В первых «Утомленных...» Михалков пока еще выстраивает миф крадучись. Палящее солнце, река, дачники в плетеных креслах, белые босоножки и парусиновые штаны, вдохновенное перешучивание за чаем...
«Утомленные солнцем» не зря дождались в этом году продолжения. По балансу масштабного замаха и исполнительской доблести, призовой поддержки и зрительской реакции – это действительно один из важнейших фильмов Никиты Михалкова. Может быть, не лучший, но уж точно отменно предъявляющий зрителю своего автора – вот он, мастер на пике формы, любуйтесь – азартно поигрывает артистическими мускулами, подкручивает седеющий ус, проплывает чувственной шаровой молнией большого стиля по заунывному пейзажу современного ему западного кино. Восхищение технической и художественной оснащенностью картины не могли скрыть даже ее яростные противники.
«Идеально выверенный претендент на “Оскар”», – вопила злопыхающая пресса. Кстати, по поводу прессы – фильм, благо 1994-й год был небогат на большие российские премьеры, доставил критикам много приятных минут. Они с упоением обсуждали все с ним связанное за исключением, собственно, самого кино. Разговор шел и о конъюнктурности творения и о степени патриотизма его автора, и о мифической нереальности изображенного на экране русского мира. И все же Россия в этом фильме Михалкова не сконструированный по какому-то специальному умыслу голливудский миф.
Автор действительно ее так видит. Материал подвергается мифологизации уже на уровне авторской интонации – для широкого зрителя, правда, этот эффект стал очевиден только на сиквеле, когда поднялись из земли убитые было герои, а с неба по-монти-пайтоновски выглянула голая фашистская задница.

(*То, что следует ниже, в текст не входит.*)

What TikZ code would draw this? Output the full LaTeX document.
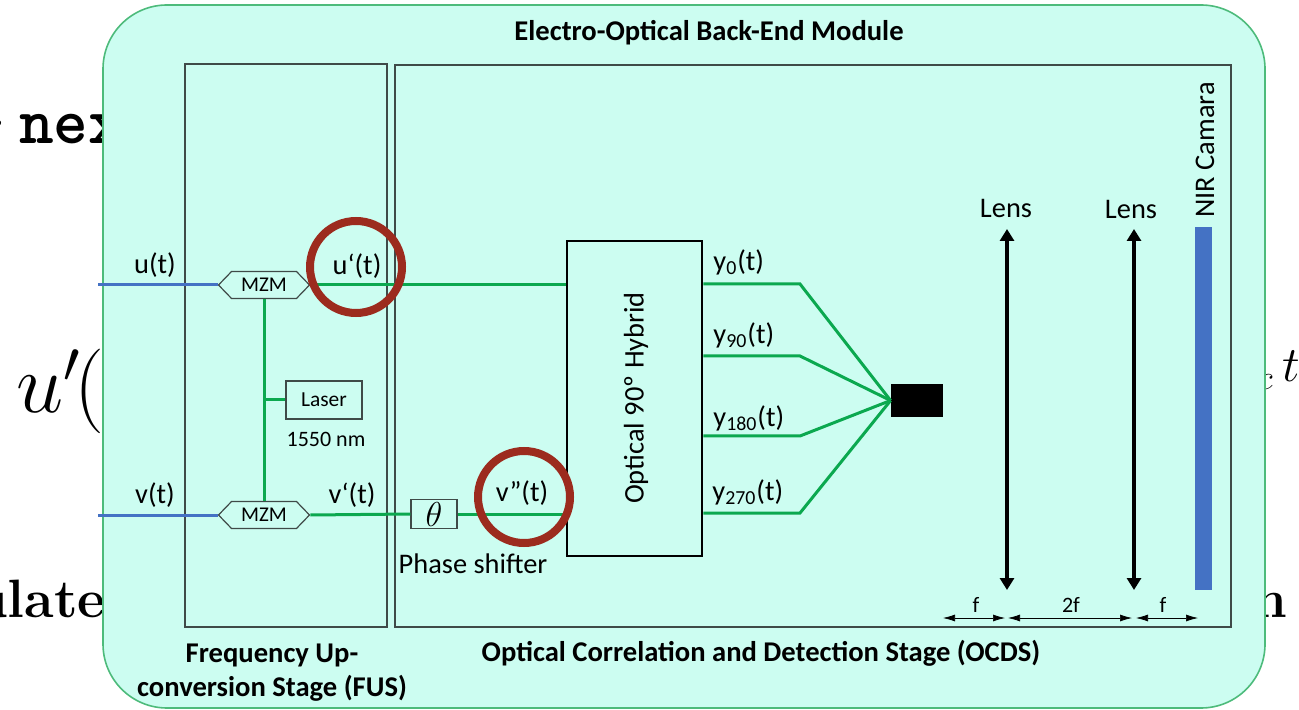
\documentclass[tikz,border=0pt]{standalone}
\usepackage{amsmath}
\usepackage{xcolor}
\usepackage{graphicx}
\usepackage{fontspec}
\newfontfamily\carlito{Carlito}
\usetikzlibrary{positioning,arrows.meta,shapes.symbols}
\definecolor{panelfill}{HTML}{CCFDF1}
\definecolor{panelline}{HTML}{4DBB7B}
\definecolor{fibre}{HTML}{0BA84F}
\definecolor{feed}{HTML}{4472C4}
\definecolor{ring}{HTML}{9C2B1E}
\definecolor{stageline}{HTML}{3F4A48}
\tikzset{
    stagebox/.style={draw=stageline, line width=0.7pt, inner sep=0pt},
    modulator/.style={draw=stageline, line width=0.6pt, fill=panelfill, signal, signal to=east and west, signal pointer angle=92, minimum width=45.5pt, minimum height=13.5pt, inner sep=0pt, font=\carlito\fontsize{10.5}{12}\selectfont},
    smallbox/.style={draw=stageline, line width=0.6pt, fill=panelfill, inner sep=0pt, font=\carlito\fontsize{10.7}{12}\selectfont},
    lbl/.style={font=\carlito\fontsize{14.2}{16}\selectfont, inner sep=0pt},
    smalllbl/.style={font=\carlito\fontsize{11}{13}\selectfont, inner sep=0pt},
    boldlbl/.style={font=\carlito\fontsize{14.3}{16}\selectfont\bfseries, inner sep=0pt},
    backtt/.style={font=\fontsize{33}{38}\selectfont\ttfamily\bfseries, inner sep=0pt, anchor=base west},
    backrm/.style={font=\fontsize{27}{32}\selectfont\bfseries, inner sep=0pt, anchor=base east},
    fibreline/.style={draw=fibre, line width=1.5pt},
    feedline/.style={draw=feed, line width=1.5pt},
    lensarrow/.style={line width=2pt, {Triangle[width=7pt,length=6pt]}-{Triangle[width=7pt,length=6pt]}},
    gaparrow/.style={line width=0.35pt, {Latex[width=3.5pt,length=6pt]}-{Latex[width=3.5pt,length=6pt]}},
    marker/.style={draw=ring, line width=4pt, circle, minimum size=46pt, inner sep=0pt}
}
\begin{document}
\begin{tikzpicture}[x=0.5pt,y=-0.5pt]
    \useasboundingbox (0,0) rectangle (1299,710);
    \clip (0,0) rectangle (1299,710);

    % Tekst achter het paneel
    \node[backtt] (backnext) at (-30,144) {-\kern1.5pt\,nex};
    \node[backrm] (backlate) at (106,617) {ulate};
    \node[backrm] (backn) at (1288,617) {n};
    \node[anchor=base west, inner sep=0pt, font=\fontsize{24}{28}\selectfont] (backu) at (16,413) {\scalebox{1.7}{$u'\kern-2pt($}};
    \node[anchor=base east, inner sep=0pt, font=\fontsize{24}{28}\selectfont] (backt) at (1300,382) {$_c\,t$};

    % Paneel
    \fill[panelfill, draw=panelline, line width=0.8pt, rounded corners=32pt] (103,5) rectangle (1265,708);
    \node[boldlbl] (title) at (709,33) {Electro-Optical Back-End Module};

    % Stages
    \draw[stagebox] (185,64) rectangle (387,627);
    \draw[stagebox] (395,65) rectangle (1231,627);
    \node[boldlbl] (fusone) at (272,655) {Frequency Up-};
    \node[boldlbl] (fustwo) at (272,688) {conversion Stage (FUS)};
    \node[boldlbl] (ocds) at (761,653) {Optical Correlation and Detection Stage (OCDS)};

    % Modulatoren en laser
    \node[modulator] (mzmu) at (264,285) {MZM};
    \node[modulator] (mzmv) at (264,515) {MZM};
    \node[smallbox, minimum width=38pt, minimum height=19pt] (laser) at (324,400) {Laser};
    \node[smalllbl] (wavelength) at (326,439) {1550 nm};
    \node[smallbox, minimum width=23pt, minimum height=14.5pt, font=\fontsize{17}{19}\selectfont] (theta) at (434,514) {$\theta$};
    \node[lbl] (phase) at (473,564) {Phase shifter};

    % Hybride
    \node[draw=black, line width=1.3pt, minimum width=67.5pt, minimum height=157.5pt, inner sep=0pt] (hybrid) at (634.5,398.5) {};
    \node[lbl, rotate=90] (hybridlbl) at (636,398) {Optical 90º Hybrid};
    \node[fill=black, minimum width=26pt, minimum height=16.5pt, inner sep=0pt] (detector) at (917,400.5) {};

    % Ingangen
    \coordinate (uin) at (98,285);
    \coordinate (vin) at (98,515);
    \draw[feedline] (uin) -- (mzmu.west);
    \draw[feedline] (vin) -- (mzmv.west);
    \node[lbl] (ulbl) at (155,265) {u(t)};
    \node[lbl] (vlbl) at (155,495) {v(t)};

    % Groene lijnen
    \coordinate (lasertap) at (264,400);
    \draw[fibreline] (mzmu.east) -- (mzmu.east -| hybrid.west);
    \draw[fibreline] (mzmu.south) -- (mzmv.north);
    \draw[fibreline] (lasertap) -- (laser.west);
    \draw[fibreline] (mzmv.east) -- (theta.west);
    \draw[fibreline] (theta.east) -- (theta.east -| hybrid.west);
    \node[lbl] (uplbl) at (357,266) {u‘(t)};
    \node[lbl] (vplbl) at (352,495) {v‘(t)};
    \node[lbl] (vpplbl) at (522,493) {v”(t)};

    % Uitgangen
    \coordinate (bendzero) at (800,284);
    \coordinate (bendninety) at (800,356);
    \coordinate (bendoneeighty) at (800,436);
    \coordinate (bendtwoseventy) at (800,513);
    \draw[fibreline] (bendzero -| hybrid.east) -- (bendzero) -- (detector.west);
    \draw[fibreline] (bendninety -| hybrid.east) -- (bendninety) -- (detector.west);
    \draw[fibreline] (bendoneeighty -| hybrid.east) -- (bendoneeighty) -- (detector.west);
    \draw[fibreline] (bendtwoseventy -| hybrid.east) -- (bendtwoseventy) -- (detector.west);
    \node[lbl, anchor=west] (yzero) at (713,262) {y\textsubscript{0}(t)};
    \node[lbl, anchor=west] (yninety) at (713,335) {y\textsubscript{90}(t)};
    \node[lbl, anchor=west] (yoneeighty) at (713,418) {y\textsubscript{180}(t)};
    \node[lbl, anchor=west] (ytwoseventy) at (712,492) {y\textsubscript{270}(t)};

    % Lenzen en camera
    \coordinate (lensatop) at (1007,229);
    \coordinate (lensabot) at (1007,590);
    \coordinate (lensbtop) at (1134,229);
    \coordinate (lensbbot) at (1134,590);
    \draw[lensarrow] (lensatop) -- (lensabot);
    \draw[lensarrow] (lensbtop) -- (lensbbot);
    \node[lbl] (lensa) at (1006,208) {Lens};
    \node[lbl] (lensb) at (1131,209) {Lens};
    \fill[feed] (1195,227) rectangle (1212,590);
    \node[lbl, rotate=90] (camera) at (1205,150) {NIR Camara};

    % Afstanden
    \coordinate (gapa) at (943,618);
    \coordinate (gapb) at (1005,618);
    \coordinate (gapc) at (1008,618);
    \coordinate (gapd) at (1132,618);
    \coordinate (gape) at (1136,618);
    \coordinate (gapf) at (1198,618);
    \draw[gaparrow] (gapa) -- (gapb);
    \draw[gaparrow] (gapc) -- (gapd);
    \draw[gaparrow] (gape) -- (gapf);
    \node[smalllbl] (fa) at (976,605) {f};
    \node[smalllbl] (tf) at (1071,605) {2f};
    \node[smalllbl] (fb) at (1163,605) {f};

    % Rode ringen
    \node[marker] (ringu) at (356,267) {};
    \node[marker] (ringv) at (524,497) {};
\end{tikzpicture}
\end{document}
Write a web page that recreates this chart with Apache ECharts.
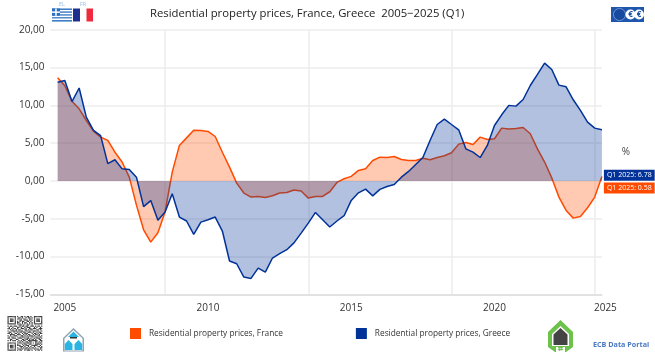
<!DOCTYPE html>
<html><head><meta charset="utf-8">
<style>html,body{margin:0;padding:0;background:#fff}#c{width:655px;height:352px}</style>
<script src="https://cdn.jsdelivr.net/npm/echarts@6/dist/echarts.min.js"></script>
</head><body><div id="c"></div>
<script>
var franceValues=[13.65,12.6,10.55,9.55,8.0,6.6,5.8,5.36,3.8,2.5,0.5,-3.2,-6.46,-8.1,-6.86,-4.1,1.17,4.7,5.7,6.72,6.68,6.55,5.88,3.8,1.83,-0.29,-1.6,-2.14,-2.05,-2.2,-1.96,-1.6,-1.52,-1.2,-1.34,-2.27,-2.05,-2.05,-1.43,-0.2,0.29,0.6,1.39,1.6,2.7,3.15,3.1,3.24,2.84,2.7,2.7,3.0,2.8,3.1,3.33,3.73,4.87,5.09,4.83,5.8,5.49,5.58,6.99,6.86,6.94,7.08,6.24,4.25,2.5,0.4,-2.14,-3.9,-4.92,-4.7,-3.55,-2.14,0.58];
var greeceValues=[13.07,13.3,10.5,12.3,8.45,6.7,6.0,2.3,2.8,1.6,1.5,0.5,-3.4,-2.6,-5.2,-4.1,-1.7,-4.78,-5.3,-7.08,-5.45,-5.14,-4.78,-6.63,-10.6,-10.96,-12.72,-12.9,-11.53,-12.06,-10.2,-9.63,-9.1,-8.2,-6.9,-5.58,-4.17,-5.14,-6.1,-5.3,-4.6,-2.58,-1.57,-1.08,-1.97,-1.12,-0.73,-0.46,0.5,1.26,2.18,3.1,5.36,7.47,8.18,7.47,6.77,4.25,3.81,3.1,4.7,7.34,8.75,10.0,9.9,10.78,12.63,14.09,15.59,14.75,12.68,12.46,10.74,9.33,7.78,6.99,6.78];
var tickLabels=['2005','2010','2015','2020','2025'];
var tickLabelSlots=[2,22,42,62,77];
var gridSlots=[16,36,56,76];
var yTicks=[-15,20];
var seriesNames=['Residential property prices, France','Residential property prices, Greece'];
var lastLabels=['Q1 2025: 0.58','Q1 2025: 6.78'];
var titleText='Residential property prices, France, Greece  2005\u22122025 (Q1)';
var orange='#ff4b00',blue='#003299',font='"Open Sans"';

var categories=[];
for(var i=0;i<78;i++){var p=tickLabelSlots.indexOf(i);categories.push(p>=0?tickLabels[p]:'q'+i);}

var qrRows=[
'11111110100110101101001111111',
'10000010011010010110101000001',
'10111010110101100011001011101',
'10111010001100111010101011101',
'10111010101011001101001011101',
'10000010110010110010101000001',
'11111110101010101010101111111',
'00000000011101001100100000000',
'10110111001011011001110101101',
'01001000110100101110001010010',
'11010110100111010011011100111',
'00101001011000110101100011010',
'10011111010110011010011101001',
'01100100101101100111010010110',
'11010011010010111000101101011',
'00111100111001010110010110100',
'10100111000110101011101001101',
'01011000101011010100110110010',
'11001110011100101101001011101',
'00110001100011011010110100110',
'10101110010101100111111110011',
'00000000101010011011000110101',
'11111110011101101101010101010',
'10000010100010110011000111101',
'10111010111001011100111110010',
'10111010001110100101001001101',
'10111010100101011010110100011',
'10000010011010110101001011010',
'11111110101100101110100101101'];
var g=[];
function rect(x,y,w,h,c,o){g.push({type:'rect',silent:true,shape:{x:x,y:y,width:w,height:h},style:{fill:c,opacity:o==null?1:o}});}
function txt(x,y,t,size,c,w,a){g.push({type:'text',silent:true,x:x,y:y,style:{text:t,font:(w||400)+' '+size+'px '+font,fill:c,textAlign:a||'left',textVerticalAlign:'middle'}});}
function poly(pts,c,o){g.push({type:'polygon',silent:true,shape:{points:pts},style:{fill:c,opacity:o==null?1:o}});}
function circ(x,y,r,c,st,lw){g.push({type:'circle',silent:true,shape:{cx:x,cy:y,r:r},style:{fill:c,stroke:st||null,lineWidth:lw||0}});}

// QR code
qrRows.forEach(function(row,r){for(var k=0;k<row.length;k++){if(row[k]==='1')rect(7.5+k*1.2,316+r*1.2,1.2,1.2,'#222',0.9);}});
// flags
for(var s=0;s<9;s++)rect(52,8.5+s*1.45,20,1.45,s%2?'#fff':'#2a6fc0');
rect(52,8.5,8,7.2,'#2a6fc0');rect(55.2,8.5,1.5,7.2,'#fff');rect(52,11.4,8,1.5,'#fff');
rect(73,8.5,7,13,'#1f2f8f');rect(80,8.5,7,13,'#fff');rect(86.5,8.5,6.5,13,'#ee2a3c');
txt(62,4.5,'EL',5.5,'#9cc0e4',400,'center');txt(83,4.5,'FR',5.5,'#9cc0e4',400,'center');
// ECB logo
rect(611,7,33,15,'#1f56ad');
circ(619.5,14.5,6,'#174a9e','#6f94cf',1);
circ(630.5,14.5,5,'#fff');circ(639,14.5,5,'#fff');
txt(630.5,14.5,'\u20ac',8,'#1f56ad',700,'center');txt(639,14.5,'\u20ac',8,'#1f56ad',700,'center');
// blue house
poly([[73.5,328],[84,338],[84,351.5],[63,351.5],[63,338]],'#8fa3b0');
poly([[73.5,330],[82.5,338.5],[82.5,350.5],[64.5,350.5],[64.5,338.5]],'#fff');
poly([[73.5,331.5],[79,337],[68,337]],'#29b4e3');rect(70,337,7,1.5,'#333');
poly([[68.5,340],[72.5,344],[72.5,350],[64.8,350],[64.8,344]],'#29b4e3');
poly([[78.5,340],[82.2,344],[82.2,350],[74.5,350],[74.5,344]],'#29b4e3');
// green house
poly([[560.5,320],[573,332],[573,347],[566,352],[555,352],[548,347],[548,332]],'#6cc24a');
poly([[560.5,326],[569,334],[569,346],[552,346],[552,334]],'#fff');
poly([[560.5,328],[567.5,334.5],[567.5,345],[553.5,345],[553.5,334.5]],'#444');
rect(556,347,9,5,'#fff');txt(560.5,349.5,'\u21c4',6,'#6cc24a',700,'center');
// misc text
txt(593,345,'ECB Data Portal',7.2,'#4a78c2',700);
txt(626,152,'%',10,'#444',400,'center');

var chart=echarts.init(document.getElementById('c'),null,{renderer:'canvas'});
function makeSeries(name,vals,color,z,label,offY){
  return {name:name,type:'line',data:[null].concat(vals),z:z,symbol:'none',showSymbol:false,smooth:false,
    itemStyle:{color:color},lineStyle:{color:color,width:1.5},
    areaStyle:{color:color,opacity:0.3,origin:0},
    endLabel:{show:true,formatter:function(){return label;},color:'#fff',backgroundColor:color,
      fontFamily:font,fontSize:7,padding:[2.5,3,1.5,3],offset:[0,offY],distance:2}};
}
chart.setOption({
  animation:false,
  backgroundColor:'#fff',
  textStyle:{fontFamily:font},
  title:{text:titleText,left:150,top:8,padding:0,textStyle:{fontFamily:font,fontSize:11.3,fontWeight:500,color:'#222'}},
  grid:{left:50.5,right:53.1,top:29.8,bottom:57.7,containLabel:false},
  legend:{left:130,top:328,padding:0,itemWidth:11,itemHeight:11,itemGap:73,icon:'rect',
    data:seriesNames,selectedMode:false,
    textStyle:{fontFamily:font,fontSize:8.3,color:'#333',padding:[1,0,0,3]}},
  xAxis:{type:'category',boundaryGap:false,data:categories,
    axisLine:{show:true,onZero:false,lineStyle:{color:'#ddd',width:1.5}},axisTick:{show:false},
    splitLine:{show:true,interval:function(i){return gridSlots.indexOf(i)>=0;},lineStyle:{color:'#ececec',width:1.5}},
    axisLabel:{color:'#333',fontSize:10,fontFamily:font,margin:9,showMinLabel:true,showMaxLabel:true,hideOverlap:false,
      interval:function(i){return tickLabelSlots.indexOf(i)>=0;},
      formatter:function(v){return v==='2025'?'{a|2025}':v;},
      rich:{a:{fontSize:10,fontFamily:font,color:'#333',padding:[0,0,0,7]}}}},
  yAxis:{type:'value',min:yTicks[0],max:yTicks[1],interval:5,
    axisLine:{show:false},axisTick:{show:false},
    splitLine:{lineStyle:{color:'#ececec',width:1.5}},
    axisLabel:{color:'#333',fontSize:10,fontFamily:font,margin:6,
      formatter:function(v){return v.toFixed(2).replace('.',',');}}},
  series:[
    makeSeries(seriesNames[0],franceValues,orange,3,lastLabels[0],11.5),
    makeSeries(seriesNames[1],greeceValues,blue,4,lastLabels[1],45.5)
  ],
  graphic:g
});
</script></body></html>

В первых «Утомленных…» Михалков пока еще выстраивает миф крадучись. Палящее солнце, река, дачники в плетеных креслах, белые босоножки и парусиновые штаны, вдохновенное перешучивание за чаем – идиллический мир, который выстроен в первых пятнадцати минутах, легко принять за сиквел «Неоконченной пьесы для механического пианино». И именно в этот чеховский миф Михалков впускает своего Митю, где странный гость не к месту, как спетое в заснеженном парке жаркое танго (сцена из начала фильма). Шаг смелый, спорный, но рука не поднимается упрекнуть выстраивающего дачную жизнь режиссера в реабилитации «советского барства» – дескать, не видит мастер разницы между усачом Котовым и каким-нибудь стареющим служакой. Ведь он действительно не видит, не хочет. Оптика такая.
Очевидно, для Михалкова важна именно связь «русских» времен, их непрерывность. Поэтому блаженный Кирик в исполнении Владимира Ильина может вдруг обронить «господа», чтобы тут же смущенно поправиться, а убоявшиеся танков колхозники бегут к Котову в баню, словно к какому-то барину – не погуби, мол, кормилец, спаси. Именно мифический размах с торжественно влетающей в кадр молнией превращает скромную мелодраму о том, что старая любовь нечаянно нагрянет, в полотно о глобальной трагедии человека, мирно попивавшего чай на своей веранде, пока не скрипнула калитка и что-то не постучалось в отлаженную жизнь. При ином раскладе едва ли фильм смог бы столь больно щелкнуть по носу аудиторию, к 1994 году уже подуставшую от исторических обобщений и разоблачений.